I realize this is a gross simplification, but I hope it is helpful.

Steve

April 24, 2008

Whoa WOA!

Sometimes I get tired of being the guy in front of the train waving my flag and hoping I can stop or divert it. I get called old-fashioned, blinkered, boring, misguided and a whole range of other names not suitable for printing here - but at the risk of getting another postbag of objections, I want to raise my flag again with respect to WOA (Web-oriented architecture).

I read Dion Hinchcliffe's excellent article on WOA, discussing whether WOA was the future for SOA. The argument was essentially that SOA has not delivered the expected benefits, but WOA can. Essentially, WOA is all about arranging information in terms of resources that are accessed through HTTP in the same way as URLs. You have GET, PUT, POST and DELETE commands just like in most message-based SOA solutions. The resources are manipulated by components such as browsers etc, and it is the responsibility of the component to understand the representation and state changes of the information.

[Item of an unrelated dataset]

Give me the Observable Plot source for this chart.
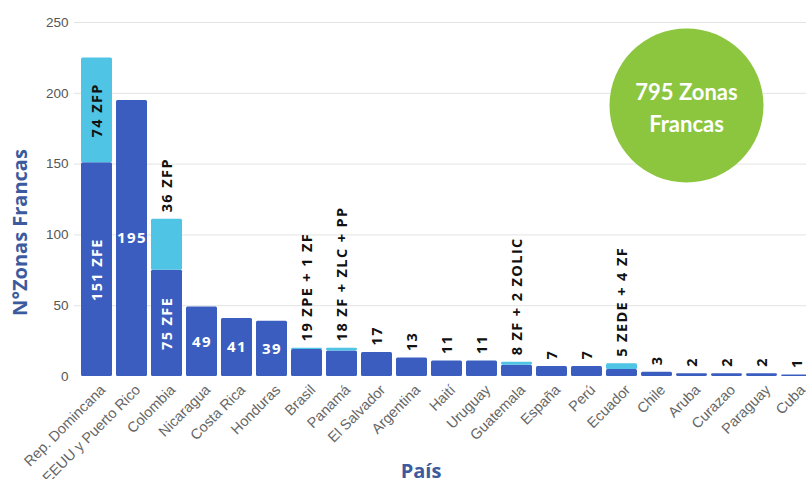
<!DOCTYPE html>
<html>
<head>
<meta charset="utf-8">
<script src="https://cdn.jsdelivr.net/npm/d3@7"></script>
<script src="https://cdn.jsdelivr.net/npm/@observablehq/plot@0.6"></script>
<style>
  html, body { margin: 0; padding: 0; background: #fff; overflow: hidden; }
  #chart { width: 806px; height: 479px; overflow: hidden; }
  #chart svg { max-width: none !important; width: 830px !important; height: 479px !important; }
  g[font-family*="DejaVu"] text { letter-spacing: 1.4px; }
</style>
</head>
<body>
<div id="chart"></div>
<script>
const countries = ["Rep. Domincana", "EEUU y Puerto Rico", "Colombia", "Nicaragua", "Costa Rica", "Honduras", "Brasil", "Panamá", "El Salvador", "Argentina", "Haití", "Uruguay", "Guatemala", "España", "Perú", "Ecuador", "Chile", "Aruba", "Curazao", "Paraguay", "Cuba"];
const primaryValues = [151, 195, 75, 49, 41, 39, 19, 18, 17, 13, 11, 11, 8, 7, 7, 5, 3, 2, 2, 2, 1];
const secondaryValues = [74, 0, 36, 0, 0, 0, 1, 2, 0, 0, 0, 0, 2, 0, 0, 4, 0, 0, 0, 0, 0];
// labels drawn inside the primary (dark) segment; rotated or horizontal
const insideLabels = ["151 ZFE", "195", "75 ZFE", "49", "41", "39", "", "", "", "", "", "", "", "", "", "", "", "", "", "", ""];
const insideRotated = [true, false, true, false, false, false, false, false, false, false, false, false, false, false, false, false, false, false, false, false, false];
// label inside the secondary (light) segment
const secondaryLabels = ["74 ZFP", "", "", "", "", "", "", "", "", "", "", "", "", "", "", "", "", "", "", "", ""];
// labels above the bar top
const topLabels = ["", "", "36 ZFP", "", "", "", "19 ZPE + 1 ZF", "18 ZF + ZLC + PP", "17", "13", "11", "11", "8 ZF + 2 ZOLIC", "7", "7", "5 ZEDE + 4 ZF", "3", "2", "2", "2", "1"];
const yTicks = [0, 50, 100, 150, 200, 250];
const badgeText = "795 Zonas\nFrancas";
const yTitle = "N°Zonas Francas";
const xTitle = "País";

const rows = countries.map((c, i) => ({
  country: c,
  primary: primaryValues[i],
  secondary: secondaryValues[i],
  total: primaryValues[i] + secondaryValues[i],
  inside: insideLabels[i],
  rot: insideRotated[i],
  sec: secondaryLabels[i],
  top: topLabels[i]
}));

const darkBlue = "#3a5dbf";
const lightBlue = "#4fc4e4";
const titleBlue = "#3c5a9e";
const labelFont = "'Open Sans', 'DejaVu Sans', sans-serif";
const titleFont = "'Open Sans', sans-serif";

const chart = Plot.plot({
  width: 830,
  height: 479,
  marginLeft: 74,
  marginRight: 11,
  marginTop: 22,
  marginBottom: 103,
  style: { fontFamily: "'Liberation Sans', Arial, sans-serif", background: "#fff" },
  x: { domain: countries, padding: 0.12, label: null },
  y: { domain: [0, 250], label: null },
  marks: [
    Plot.gridY(yTicks.slice(1), { stroke: "#e3e3e3", strokeOpacity: 1 }),
    Plot.axisY(yTicks, { tickSize: 0, tickPadding: 6, fontSize: 13.5, fill: "#555", label: null }),
    Plot.axisX({ tickRotate: -45, tickSize: 0, tickPadding: 11, dx: 6, fontSize: 14.5, fill: "#666", label: null }),
    Plot.barY(rows, { x: "country", y1: 0, y2: "primary", fill: darkBlue, rx: 1.5 }),
    Plot.barY(rows.filter(d => d.secondary > 0), { x: "country", y1: "primary", y2: "total", fill: lightBlue, rx: 1.5 }),
    Plot.text(rows.filter(d => d.inside && d.rot), {
      x: "country", y: d => d.primary / 2, text: "inside", rotate: -90,
      fill: "#fff", fontSize: 14.5, fontWeight: "bold", fontFamily: labelFont
    }),
    Plot.text(rows.filter(d => d.inside && !d.rot), {
      x: "country", y: d => d.primary / 2, text: "inside",
      fill: "#fff", fontSize: 15, fontWeight: "bold", fontFamily: labelFont
    }),
    Plot.text(rows.filter(d => d.sec), {
      x: "country", y: d => d.primary + d.secondary / 2, text: "sec", rotate: -90,
      fill: "#111", fontSize: 14.5, fontWeight: "bold", fontFamily: labelFont
    }),
    Plot.text(rows.filter(d => d.top), {
      x: "country", y: "total", text: "top", rotate: -90, textAnchor: "start", dy: -7,
      fill: "#111", fontSize: 14.5, fontWeight: "bold", fontFamily: labelFont
    }),
    Plot.dot([badgeText], { frameAnchor: "top-right", dx: -133, dy: 83, r: 77, fill: "#8cc63f" }),
    Plot.text([badgeText], {
      frameAnchor: "top-right", dx: -133, dy: 83, text: d => d, fill: "#fff",
      textAnchor: "middle", lineAnchor: "middle",
      fontSize: 22, fontWeight: "bold", fontFamily: "Lato, sans-serif", lineHeight: 1.45
    }),
    Plot.text([yTitle], {
      frameAnchor: "left", dx: -54, dy: 33, text: d => d, rotate: -90,
      textAnchor: "middle", lineAnchor: "middle",
      fill: titleBlue, fontSize: 20, fontWeight: "bold", fontFamily: titleFont
    }),
    Plot.text([xTitle], {
      frameAnchor: "bottom", dx: -26, dy: 95, text: d => d,
      textAnchor: "middle", lineAnchor: "middle",
      fill: titleBlue, fontSize: 20, fontWeight: "bold", fontFamily: titleFont
    })
  ]
});
document.getElementById("chart").appendChild(chart);
</script>
</body>
</html>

I have no problem at all with this - sounds great. My problem is the suggestion that this is the future of SOA - the implication that in some way SOA has failed and WOA, close cousin that it is, is the natural evolution. I have a couple of major grumbles here.

Perhaps the biggest is that WOA is all about a connectivity / integration architecture - a technical network really. The fundamental change with SOA from what people have done before is that SOA services are on business boundaries, not technical ones. Hence a SOA service is something that makes sense in business operations terms - eg Get Customer Details. Perhaps the implication is that in WOA the resources are also synonymous to business ops, but then how are they defined when the responsibility for understanding their representation and behaviour lies exclusively with the browser or other component accessing them?

Another particular gripe I have is that whereas SOA is based on a messaging bus to do the transfers, such as an ESB or a reliable messaging pipe like WebSphereMQ, in WOA all comms are done using HTTP, presumably with reliable delivery being provided through WSReliableMessaging ha ha. In fact, doing once and only once delivery of messages is really hard, and as we all know from the number of times we receive duplicate emails or none at all, HTTP is not brilliant at it. As for WSRM, as is often the case with standards developed to try to counter a dominant market de jure standard, the lowest common denominator approach required to get agreement across a range of parties renders the standard very questionable in terms of maturity. 

Apart from that, I applaud WOA. As an analyst I am always delighted to see a new idea come to fruition, particularly with a new buzz word that has to be explained. After all, that is how analysts makes their businesses work! And to be serious, I see real value in WOA - but if people start looking at it as a replacement for SOA then I think users are in for a shock.